Starring: Jeremy Suarez, Abigail Breslin, Leonard Nimoy, Samuel L. Jackson, Jeff Goldblum, Richard E. Grant, Jenifer Lewis
Distributor: Universal Pictures
Runtime: 105 mins. Reviewed in Apr 2013
An animated adventure for families and younger children. And from South Africa. Quite an achievement for the Cape Town studio which produced it. Not as elaborate in animation, characters and backgrounds as contemporary American big-budget productions, but effective nonetheless. There are rather naturalistic backgrounds, desert, rivers and waterfalls, jungle islands. The characters, birds and giant lizards, are traditional in their drawing style. A pity that the producers decided that most of the voice cast should be American rather than local. Marketing demands, one presumes.
And Zambezia is not so far from Madagascar, though it doesn’t have as many zany animals as the American series. The focus here is on birds. First of all, we see a young bird (voiced by Jeremy Suarez) and his widower father (voiced by Samuel L. Jackson), isolated from other birds, the father trying to protect his son.
There are some scavenger birds, quite ugly buzzard-looking – and with extraordinary Pommy accents courtesy of Richard E. Grant. Not only do they threat but there are huge, semi-dinosaur-looking lizards, who threaten the birds (and do a deal with the buzzards).

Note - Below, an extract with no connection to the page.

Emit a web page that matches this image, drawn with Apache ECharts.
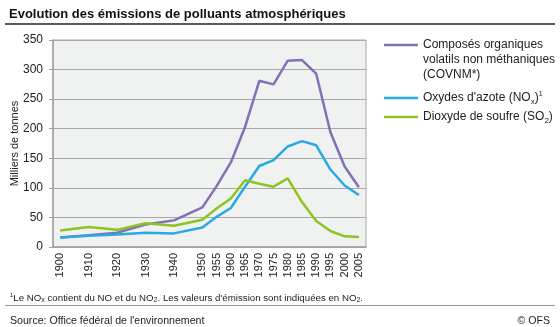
<!DOCTYPE html>
<html>
<head>
<meta charset="utf-8">
<script src="https://cdn.jsdelivr.net/npm/echarts@6/dist/echarts.min.js"></script>
<style>
  html, body { margin: 0; padding: 0; background: #fff; }
  #chart { width: 560px; height: 327px; }
</style>
</head>
<body>
<div id="chart"></div>
<script>
'use strict';
// Emissions (milliers de tonnes), pas de 5 ans ; null = année non relevée
const years = ['1900','1905','1910','1915','1920','1925','1930','1935','1940','1945','1950',
               '1955','1960','1965','1970','1975','1980','1985','1990','1995','2000','2005'];
const labelYears = ['1900','1910','1920','1930','1940','1950','1955','1960','1965','1970',
                    '1975','1980','1985','1990','1995','2000','2005'];
const covnm = [16, null, 20, null, 24, null, 38, null, 45, null, 67,
               103, 143, 203, 281, 275, 315, 316, 293, 194, 136, 101];
const nox   = [16, null, 19, null, 21, null, 24, null, 23, null, 33,
               51, 66, 102, 137, 147, 170, 179, 172, 131, 104, 88];
const so2   = [28, null, 34, null, 29, null, 40, null, 36, null, 46,
               65, 82, 113, 107, 102, 116, 76, 44, 27, 18, 17];

const FONT = '"Liberation Sans", Arial, sans-serif';
const TXT = '#222';
const sub = { fontSize: 8, verticalAlign: 'bottom', lineHeight: 13, fontFamily: FONT, color: TXT };
const sup = { fontSize: 7, verticalAlign: 'top', lineHeight: 14, fontFamily: FONT, color: TXT };

const legendText = {
    COVNM: 'Composés organiques\nvolatils non méthaniques\n(COVNM*)',
    NOx: 'Oxydes d\'azote (NO{sub|x}){sup|1}',
    SO2: 'Dioxyde de soufre (SO{sub|2})'
};

function line(name, data, color) {
    return {
        name: name,
        type: 'line',
        data: data,
        connectNulls: true,
        symbol: 'none',
        lineStyle: { width: 2.5, color: color },
        itemStyle: { color: color }
    };
}

const chart = echarts.init(document.getElementById('chart'));
chart.setOption({
    animation: false,
    textStyle: { fontFamily: FONT, color: TXT },
    title: [{
        text: 'Evolution des émissions de polluants atmosphériques',
        left: 4, top: 3,
        textStyle: { fontFamily: FONT, fontSize: 13, fontWeight: 'bold', color: '#111' }
    }, {
        text: '{sup|1}Le NO{sub|x} contient du NO et du NO{sub|2}. Les valeurs d\'émission sont indiquées en NO{sub|2}.',
        left: 5, top: 287,
        textStyle: { fontFamily: FONT, fontSize: 9.7, fontWeight: 'normal', color: TXT,
            rich: { sub: Object.assign({}, sub, { fontSize: 7, lineHeight: 11 }),
                    sup: Object.assign({}, sup, { fontSize: 6, lineHeight: 12 }) } }
    }, {
        text: 'Source: Office fédéral de l\'environnement',
        left: 5, top: 311,
        textStyle: { fontFamily: FONT, fontSize: 10.6, fontWeight: 'normal', color: TXT }
    }, {
        text: '© OFS',
        right: 5, top: 311,
        textStyle: { fontFamily: FONT, fontSize: 10.6, fontWeight: 'normal', color: TXT }
    }],
    graphic: [{
        type: 'line', shape: { x1: 5, y1: 24, x2: 555, y2: 24 },
        style: { stroke: '#222', lineWidth: 1.5 }
    }, {
        type: 'line', shape: { x1: 5, y1: 305.5, x2: 555, y2: 305.5 },
        style: { stroke: '#999', lineWidth: 1 }
    }],
    legend: {
        orient: 'vertical',
        left: 384, top: 3.5,
        padding: 0,
        itemGap: 4,
        itemWidth: 34, itemHeight: 2.5,
        icon: 'rect',
        data: [
            { name: 'COVNM', textStyle: { padding: [34, 0, 4, 0] } },
            { name: 'NOx' },
            { name: 'SO2' }
        ],
        formatter: function (n) { return legendText[n]; },
        textStyle: { fontFamily: FONT, fontSize: 12, lineHeight: 15, color: TXT,
                     rich: { sub: sub, sup: sup } }
    },
    grid: {
        left: 53, right: 194, top: 40, bottom: 80,
        outerBoundsMode: 'none',
        show: true, backgroundColor: '#f0f1f1',
        borderColor: '#a8a8a8', borderWidth: 1
    },
    xAxis: {
        type: 'category',
        data: years,
        boundaryGap: true,
        axisLine: { lineStyle: { color: '#a0a0a0', width: 1.5 } },
        axisTick: { interval: 0, length: 4, lineStyle: { color: '#a0a0a0' } },
        axisLabel: {
            rotate: 90, margin: 6, fontSize: 11, color: TXT, fontFamily: FONT,
            interval: function (i, v) { return labelYears.indexOf(v) >= 0; }
        },
        splitLine: { show: false }
    },
    yAxis: {
        type: 'value',
        min: 0, max: 350, interval: 50,
        name: 'Milliers de tonnes',
        nameLocation: 'middle',
        nameGap: 33,
        nameMoveOverlap: false,
        nameTextStyle: { fontSize: 11, color: TXT, fontFamily: FONT },
        axisLine: { show: true, lineStyle: { color: '#a0a0a0', width: 1.5 } },
        axisTick: { show: true, length: 4, lineStyle: { color: '#a0a0a0' } },
        axisLabel: { margin: 10, fontSize: 12, color: TXT, fontFamily: FONT },
        splitLine: { lineStyle: { color: '#a8a8a8', width: 1 } }
    },
    series: [
        line('COVNM', covnm, '#8072b6'),
        line('NOx', nox, '#27a9e1'),
        line('SO2', so2, '#8fc31f')
    ]
});
</script>
</body>
</html>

The young bird flies the coop and joins birds travelling to Zambezia, a kind of huge aviary Utopia, near a waterfall. All is delightful here, a whole range of birds and beauty, paradise. But then the lizards threaten. The battle proves that community works best together, even in heroics. ‘No bird is an island’. This message seems important for South Africa post-apartheid, that many groups can live together, work together, prosper together and defend itself common enemies.